Dolle also said he wanted to lower property taxes, but that he could not “guarantee” he would not vote to raise them since the county might suffer some type of “disaster” and because the state will force unfunded mandates on the county.
The other candidate in precinct one, Gladewater Mirror publisher Jim Bardwell, said he had been “a watchdog for the people” during his 40 years in the newspaper business. Bardwell, who also owns newspapers in White Oak and Lindale, said he had covered politics those 40 years and that “this county needs economic development” since “bringing in more business will help keep our taxes down.”
As for roads, he said “everybody complains about” them and that he wanted to ask Road and Bridge Administrator Andy Jordan what he could do to help.
One of the candidates in precinct three, Daphne Grimes, cited her background as a certified public accountant and pledged to “be financially responsible to you.”
She said the county might want to look at returning control of roads and bridges to commissioners (a move which would require voter approval).
One of her opponents, private investor Robert Green, cited his past as a builder and supervisor of $1 million projects and said he believed there was a “consensus” that roads were the county’s number one problem.
“We lack funding” for them, so the county must build on its tax base by bringing in new companies as “money cures all ills,” Green said. “I’m not for raising taxes,” he added.
Another candidate in that race, Richard Smith, said his background is in sales and management in the heavy equipment business and that he has managed staffs.
He said the county must “try to maintain the roads that we have” and that he wanted to establish a maintenance plan for them, if one does not already exist. As for taxes, he said he did not want to raise them and that he would “use every available resource” to at least retain the current tax rate without increasing it.
Yet another candidate in precinct three, Kent Abernathy, noted he stepped away from day-to-day operations of McKaig Chevrolet Buick in Aprl 2017, but is still a consultant for them and pledged to “give you 100 percent of my time” as commissioner.

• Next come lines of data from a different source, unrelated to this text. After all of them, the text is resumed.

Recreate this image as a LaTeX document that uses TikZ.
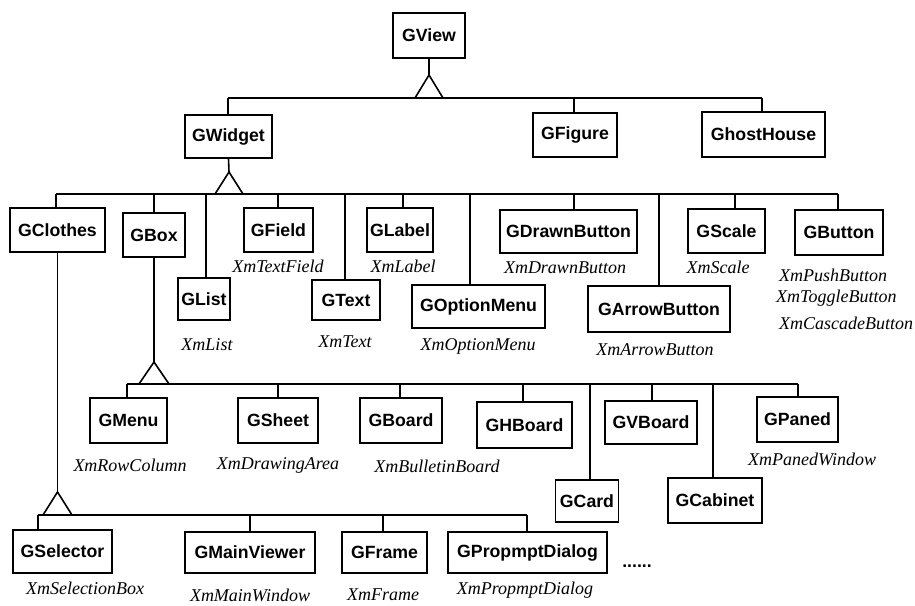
\documentclass[tikz,border=0pt]{standalone}
\usepackage{fontspec}
\setmainfont{Liberation Serif}
\newfontfamily\boxfont{Liberation Sans}
\begin{document}
\begin{tikzpicture}[x=1pt,y=-1pt,
  cls/.style={draw, line width=1.6pt, font=\boxfont\bfseries\fontsize{17.7}{20}\selectfont, inner sep=0pt, minimum height=44pt},
  xm/.style={font=\itshape\fontsize{18}{21}\selectfont, inner sep=0pt},
  link/.style={line width=1.6pt},
  tri/.style={line width=1.6pt, line join=miter}]
\useasboundingbox (0,0) rectangle (915,605);
% level 0/1
\node[cls, minimum width=72pt, minimum height=45pt] (GView) at (429,35.5) {GView};
\node[cls, minimum width=87pt, minimum height=43pt] (GWidget) at (228.5,136.5) {GWidget};
\node[cls, minimum width=84pt] (GFigure) at (575,135) {GFigure};
\node[cls, minimum width=123pt, minimum height=45pt] (GhostHouse) at (763.5,134.5) {GhostHouse};
% GWidget children
\node[cls, minimum width=95pt] (GClothes) at (57.5,230) {GClothes};
\node[cls, minimum width=62pt] (GBox) at (154,235) {GBox};
\node[cls, minimum width=52pt, minimum height=42pt] (GList) at (204,299) {GList};
\node[cls, minimum width=69pt] (GField) at (278.5,230) {GField};
\node[cls, minimum width=68pt, minimum height=40pt] (GText) at (346,300) {GText};
\node[cls, minimum width=66pt] (GLabel) at (400,230) {GLabel};
\node[cls, minimum width=133pt, minimum height=43pt] (GOptionMenu) at (478.5,306.5) {GOptionMenu};
\node[cls, minimum width=137pt, minimum height=43pt] (GDrawnButton) at (568.5,231.5) {GDrawnButton};
\node[cls, minimum width=142pt, minimum height=46pt] (GArrowButton) at (659,309) {GArrowButton};
\node[cls, minimum width=77pt] (GScale) at (726.5,231) {GScale};
\node[cls, minimum width=88pt, minimum height=45pt] (GButton) at (839,232.5) {GButton};
% GBox children
\node[cls, minimum width=77pt, minimum height=45pt] (GMenu) at (128.5,420.5) {GMenu};
\node[cls, minimum width=80pt, minimum height=45pt] (GSheet) at (278,420.5) {GSheet};
\node[cls, minimum width=82pt, minimum height=45pt] (GBoard) at (401,420.5) {GBoard};
\node[cls, minimum width=95pt, minimum height=46pt] (GHBoard) at (524.5,425) {GHBoard};
\node[cls, minimum width=63pt, minimum height=42pt] (GCard) at (587,501) {GCard};
\node[cls, minimum width=92pt, minimum height=43pt] (GVBoard) at (651,422.5) {GVBoard};
\node[cls, minimum width=94pt, minimum height=45pt] (GCabinet) at (715,500.5) {GCabinet};
\node[cls, minimum width=81pt, minimum height=45pt] (GPaned) at (797.5,419.5) {GPaned};
% GClothes children
\node[cls, minimum width=99pt, minimum height=43pt] (GSelector) at (62.5,551.5) {GSelector};
\node[cls, minimum width=130pt, minimum height=41pt] (GMainViewer) at (250,552.5) {GMainViewer};
\node[cls, minimum width=85pt, minimum height=41pt] (GFrame) at (384.5,552.5) {GFrame};
\node[cls, minimum width=159pt, minimum height=41pt] (GPropmptDialog) at (527.5,552.5) {GPropmptDialog};
\node[inner sep=0pt, font=\boxfont\bfseries\fontsize{17.7}{20}\selectfont] (dots) at (637,566) {......};
% Xm labels
\node[xm] (lField) at (278,266) {XmTextField};
\node[xm] (lLabel) at (403,266) {XmLabel};
\node[xm] (lList) at (207,345) {XmList};
\node[xm] (lText) at (345,342) {XmText};
\node[xm] (lOpt) at (478,346) {XmOptionMenu};
\node[xm] (lDrawn) at (565,268) {XmDrawnButton};
\node[xm] (lArrow) at (655,350) {XmArrowButton};
\node[xm] (lScale) at (718,267) {XmScale};
\node[xm, anchor=west] (lPush) at (779,275) {XmPushButton};
\node[xm, anchor=west] (lToggle) at (776,298) {XmToggleButton};
\node[xm, anchor=west] (lCasc) at (779,323) {XmCascadeButton};
\node[xm] (lMenu) at (130,465) {XmRowColumn};
\node[xm] (lSheet) at (278,465) {XmDrawingArea};
\node[xm] (lBoard) at (437,466) {XmBulletinBoard};
\node[xm] (lPaned) at (812,459) {XmPanedWindow};
\node[xm] (lSel) at (85,588) {XmSelectionBox};
\node[xm] (lMain) at (250,595) {XmMainWindow};
\node[xm] (lFrame) at (383,595) {XmFrame};
\node[xm] (lProm) at (525,590) {XmPropmptDialog};
% GView inheritance
\coordinate (aV) at (429,75); \coordinate (aVl) at (415,98); \coordinate (aVr) at (443,98);
\coordinate (bVL) at (228,98); \coordinate (bVR) at (762,98);
\draw[link] (GView.south) -- (aV);
\draw[link] (bVL) -- (bVR);
\draw[tri] (aV) -- (aVl) -- (aVr) -- cycle;
\foreach \x/\n in {228/GWidget, 574/GFigure, 762/GhostHouse} {
  \coordinate (t) at (\x,98); \draw[link] (t) -- (t |- \n.north);
}
% GWidget inheritance
\coordinate (aW) at (229,172); \coordinate (aWl) at (215,194); \coordinate (aWr) at (243,194);
\coordinate (bWL) at (56,194); \coordinate (bWR) at (838,194);
\draw[link] (GWidget.south) -- (aW);
\draw[link] (bWL) -- (bWR);
\draw[tri] (aW) -- (aWl) -- (aWr) -- cycle;
\foreach \x/\n in {56/GClothes, 154/GBox, 206/GList, 278/GField, 345/GText, 403/GLabel, 470/GOptionMenu, 574/GDrawnButton, 659/GArrowButton, 735/GScale, 838/GButton} {
  \coordinate (t) at (\x,194); \draw[link] (t) -- (t |- \n.north);
}
% GBox inheritance
\coordinate (aB) at (154,362); \coordinate (aBl) at (139,384); \coordinate (aBr) at (169,384);
\coordinate (bBL) at (127,384); \coordinate (bBR) at (798,384);
\draw[link] (GBox.south) -- (aB);
\draw[link] (bBL) -- (bBR);
\draw[tri] (aB) -- (aBl) -- (aBr) -- cycle;
\foreach \x/\n in {127/GMenu, 278/GSheet, 400/GBoard, 523/GHBoard, 590/GCard, 652/GVBoard, 713/GCabinet, 798/GPaned} {
  \coordinate (t) at (\x,384); \draw[link] (t) -- (t |- \n.north);
}
% GClothes inheritance
\coordinate (aC) at (57.5,492); \coordinate (aCl) at (43,515); \coordinate (aCr) at (72,515);
\coordinate (bCL) at (38,515); \coordinate (bCR) at (527,515);
\draw[link] (GClothes.south) -- (aC);
\draw[link] (bCL) -- (bCR);
\draw[tri] (aC) -- (aCl) -- (aCr) -- cycle;
\foreach \x/\n in {38/GSelector, 250/GMainViewer, 383/GFrame, 527/GPropmptDialog} {
  \coordinate (t) at (\x,515); \draw[link] (t) -- (t |- \n.north);
}
\end{tikzpicture}
\end{document}
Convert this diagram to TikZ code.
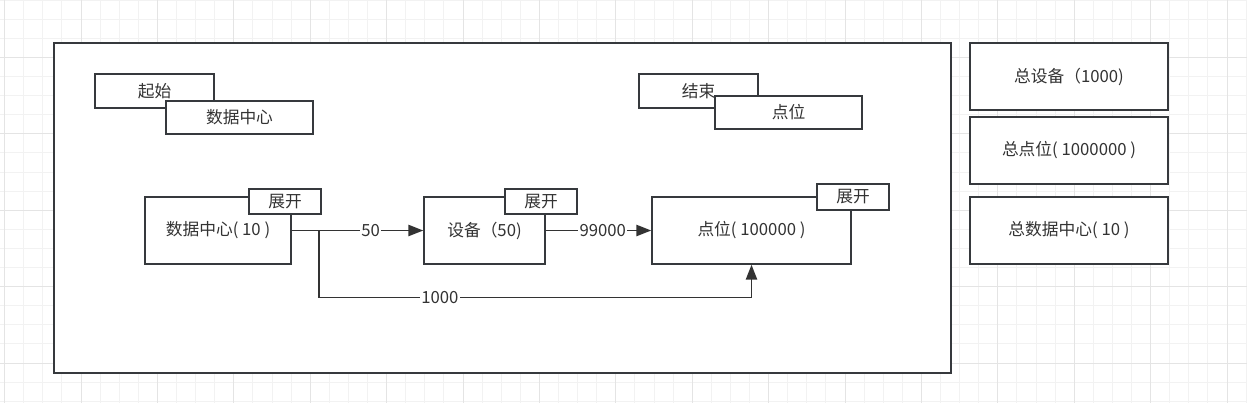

He said he favored the commissioners court holding a workshop with Jordan and determining “Are we fixing the roads that need to be fixed first?” Abernathy also praised the 2-cent tax increase the current court approved last year, but said “I’m not for raising taxes unless it is absolutely necessary.”
The other candidate in precinct three, Michael Ashley, said he had spent 40 years working for TXU and pledged to be “diligent” with taxpayers’ money.
Ashley said the problem with county roads is that overloaded log and dump trucks are damaging them. He suggested trying to get those who own such vehicles to pay for some of the repairs. He also said he had never voted for a tax increase, but that he might support one.